(A run of records)
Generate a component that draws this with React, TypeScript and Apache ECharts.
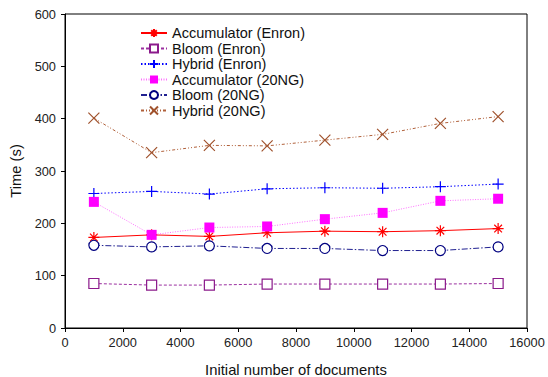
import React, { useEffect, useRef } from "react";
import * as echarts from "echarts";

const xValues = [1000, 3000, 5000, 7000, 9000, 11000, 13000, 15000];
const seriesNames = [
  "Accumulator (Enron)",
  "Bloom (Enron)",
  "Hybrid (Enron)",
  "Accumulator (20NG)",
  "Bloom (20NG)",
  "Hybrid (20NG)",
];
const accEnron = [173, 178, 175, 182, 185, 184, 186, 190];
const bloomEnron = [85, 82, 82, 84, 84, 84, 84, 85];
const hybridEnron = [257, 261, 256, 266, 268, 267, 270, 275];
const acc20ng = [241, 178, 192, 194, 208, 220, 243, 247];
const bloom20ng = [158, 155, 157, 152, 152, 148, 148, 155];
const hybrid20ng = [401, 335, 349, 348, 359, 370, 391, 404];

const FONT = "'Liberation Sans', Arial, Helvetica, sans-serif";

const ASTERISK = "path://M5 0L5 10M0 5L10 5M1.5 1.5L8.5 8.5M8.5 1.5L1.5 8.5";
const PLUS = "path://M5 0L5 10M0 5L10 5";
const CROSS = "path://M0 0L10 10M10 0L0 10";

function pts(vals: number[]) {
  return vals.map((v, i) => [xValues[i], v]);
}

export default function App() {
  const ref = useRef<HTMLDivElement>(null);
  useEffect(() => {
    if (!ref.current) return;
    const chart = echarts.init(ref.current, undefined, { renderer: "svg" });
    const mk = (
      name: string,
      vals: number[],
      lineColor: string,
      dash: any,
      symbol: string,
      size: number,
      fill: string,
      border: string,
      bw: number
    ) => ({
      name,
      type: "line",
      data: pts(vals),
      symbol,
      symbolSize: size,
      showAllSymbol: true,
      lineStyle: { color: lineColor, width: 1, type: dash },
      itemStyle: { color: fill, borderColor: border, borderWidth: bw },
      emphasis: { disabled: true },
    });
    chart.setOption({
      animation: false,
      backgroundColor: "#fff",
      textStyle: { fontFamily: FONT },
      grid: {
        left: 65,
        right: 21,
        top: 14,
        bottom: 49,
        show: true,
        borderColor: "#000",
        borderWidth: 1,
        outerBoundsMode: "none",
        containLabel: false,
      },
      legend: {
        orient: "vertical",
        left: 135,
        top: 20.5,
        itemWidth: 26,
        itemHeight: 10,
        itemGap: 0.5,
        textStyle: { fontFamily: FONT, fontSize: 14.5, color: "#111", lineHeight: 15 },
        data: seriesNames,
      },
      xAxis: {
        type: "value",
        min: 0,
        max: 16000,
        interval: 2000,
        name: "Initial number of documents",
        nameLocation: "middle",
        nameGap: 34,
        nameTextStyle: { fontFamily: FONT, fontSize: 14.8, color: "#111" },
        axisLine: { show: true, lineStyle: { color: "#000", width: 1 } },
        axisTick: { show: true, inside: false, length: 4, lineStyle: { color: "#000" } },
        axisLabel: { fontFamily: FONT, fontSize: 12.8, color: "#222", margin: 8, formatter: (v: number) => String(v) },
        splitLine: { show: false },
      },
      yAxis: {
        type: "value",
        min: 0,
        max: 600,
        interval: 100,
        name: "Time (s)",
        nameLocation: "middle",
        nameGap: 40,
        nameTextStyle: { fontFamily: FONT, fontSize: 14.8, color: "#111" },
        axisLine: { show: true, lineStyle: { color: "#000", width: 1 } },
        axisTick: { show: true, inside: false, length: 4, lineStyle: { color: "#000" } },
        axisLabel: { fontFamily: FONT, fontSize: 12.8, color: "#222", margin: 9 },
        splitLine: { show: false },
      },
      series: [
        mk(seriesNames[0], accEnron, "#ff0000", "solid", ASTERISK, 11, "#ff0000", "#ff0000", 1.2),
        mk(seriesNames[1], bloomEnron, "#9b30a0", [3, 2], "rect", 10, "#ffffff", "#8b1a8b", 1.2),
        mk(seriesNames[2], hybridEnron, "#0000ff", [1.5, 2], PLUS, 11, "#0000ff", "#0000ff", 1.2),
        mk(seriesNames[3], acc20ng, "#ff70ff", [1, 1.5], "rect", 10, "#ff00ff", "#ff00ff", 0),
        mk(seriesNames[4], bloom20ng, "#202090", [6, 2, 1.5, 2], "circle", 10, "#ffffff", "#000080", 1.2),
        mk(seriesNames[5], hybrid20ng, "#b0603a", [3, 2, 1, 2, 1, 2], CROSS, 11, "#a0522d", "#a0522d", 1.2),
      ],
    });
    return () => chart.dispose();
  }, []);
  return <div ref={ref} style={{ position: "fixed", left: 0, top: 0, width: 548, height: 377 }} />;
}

--

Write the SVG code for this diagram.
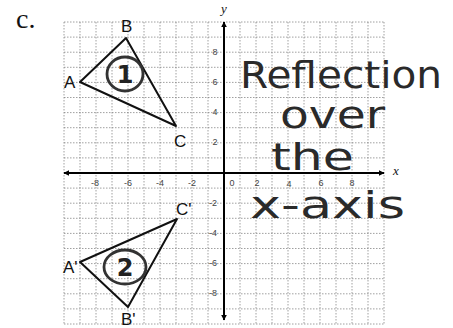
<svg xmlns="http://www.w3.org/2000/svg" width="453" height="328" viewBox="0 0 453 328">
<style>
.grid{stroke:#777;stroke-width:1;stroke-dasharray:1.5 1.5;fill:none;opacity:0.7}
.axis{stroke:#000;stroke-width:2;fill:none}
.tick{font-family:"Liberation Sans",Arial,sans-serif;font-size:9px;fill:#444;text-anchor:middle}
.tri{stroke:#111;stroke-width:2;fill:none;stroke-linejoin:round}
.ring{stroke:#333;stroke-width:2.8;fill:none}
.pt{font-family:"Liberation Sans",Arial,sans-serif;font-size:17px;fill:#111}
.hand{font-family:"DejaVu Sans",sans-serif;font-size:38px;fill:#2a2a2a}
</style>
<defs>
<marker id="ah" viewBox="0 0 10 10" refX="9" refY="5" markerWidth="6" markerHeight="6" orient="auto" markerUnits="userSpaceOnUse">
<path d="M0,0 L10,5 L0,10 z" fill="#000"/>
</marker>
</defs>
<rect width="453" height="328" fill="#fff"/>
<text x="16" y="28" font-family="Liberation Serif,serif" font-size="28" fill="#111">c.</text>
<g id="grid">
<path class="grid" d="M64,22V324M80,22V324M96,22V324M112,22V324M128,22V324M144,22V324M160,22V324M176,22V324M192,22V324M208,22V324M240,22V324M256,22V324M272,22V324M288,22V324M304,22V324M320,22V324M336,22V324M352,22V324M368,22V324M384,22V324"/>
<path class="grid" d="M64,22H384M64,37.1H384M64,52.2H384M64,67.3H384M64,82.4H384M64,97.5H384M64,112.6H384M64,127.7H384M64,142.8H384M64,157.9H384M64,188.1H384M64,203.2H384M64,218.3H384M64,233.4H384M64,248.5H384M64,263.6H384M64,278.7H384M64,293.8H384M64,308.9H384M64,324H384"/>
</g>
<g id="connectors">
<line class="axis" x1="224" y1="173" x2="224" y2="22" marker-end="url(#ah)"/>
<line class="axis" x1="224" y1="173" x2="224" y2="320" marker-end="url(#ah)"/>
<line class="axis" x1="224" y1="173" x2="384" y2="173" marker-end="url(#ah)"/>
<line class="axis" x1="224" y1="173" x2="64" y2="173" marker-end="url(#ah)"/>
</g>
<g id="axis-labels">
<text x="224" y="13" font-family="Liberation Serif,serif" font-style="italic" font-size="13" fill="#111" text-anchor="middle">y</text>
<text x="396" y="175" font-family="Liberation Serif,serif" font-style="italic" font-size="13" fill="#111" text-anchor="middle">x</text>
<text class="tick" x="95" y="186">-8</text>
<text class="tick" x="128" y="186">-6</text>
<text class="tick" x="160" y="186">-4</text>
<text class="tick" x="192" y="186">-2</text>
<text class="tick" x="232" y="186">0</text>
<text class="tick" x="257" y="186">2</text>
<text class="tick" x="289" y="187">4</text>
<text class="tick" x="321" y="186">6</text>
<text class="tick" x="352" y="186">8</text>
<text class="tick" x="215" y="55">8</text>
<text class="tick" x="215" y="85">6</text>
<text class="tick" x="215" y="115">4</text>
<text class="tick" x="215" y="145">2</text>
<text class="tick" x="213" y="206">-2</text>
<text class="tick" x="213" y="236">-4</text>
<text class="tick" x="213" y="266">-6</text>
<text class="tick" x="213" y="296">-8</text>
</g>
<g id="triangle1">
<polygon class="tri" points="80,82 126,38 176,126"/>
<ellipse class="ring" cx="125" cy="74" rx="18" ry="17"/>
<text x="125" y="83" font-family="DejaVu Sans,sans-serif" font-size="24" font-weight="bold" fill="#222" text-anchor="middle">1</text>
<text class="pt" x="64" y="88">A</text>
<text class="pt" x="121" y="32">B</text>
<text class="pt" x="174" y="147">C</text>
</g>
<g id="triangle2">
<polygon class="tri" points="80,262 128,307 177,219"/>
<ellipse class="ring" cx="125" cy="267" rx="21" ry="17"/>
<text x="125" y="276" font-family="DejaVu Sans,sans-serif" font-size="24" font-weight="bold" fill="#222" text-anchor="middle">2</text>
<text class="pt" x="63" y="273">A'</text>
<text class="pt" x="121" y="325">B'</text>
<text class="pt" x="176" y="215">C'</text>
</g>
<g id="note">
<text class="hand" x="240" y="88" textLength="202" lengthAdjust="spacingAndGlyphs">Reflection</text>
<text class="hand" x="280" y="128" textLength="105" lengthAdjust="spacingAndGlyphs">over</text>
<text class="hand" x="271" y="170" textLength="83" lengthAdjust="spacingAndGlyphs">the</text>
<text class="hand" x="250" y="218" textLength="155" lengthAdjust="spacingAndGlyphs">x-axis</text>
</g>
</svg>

WHAT THE TASK REQUIRES =>
Omit the pictures. Extract exactly the lines that begin with the one holding "Generate a component" and end with the one holding "import * as", inclusive.

COMPLETED EXERCISE =>
Generate a component that draws this with React, TypeScript and Apache ECharts.
import React, { useEffect, useRef } from "react";
import * as echarts from "echarts";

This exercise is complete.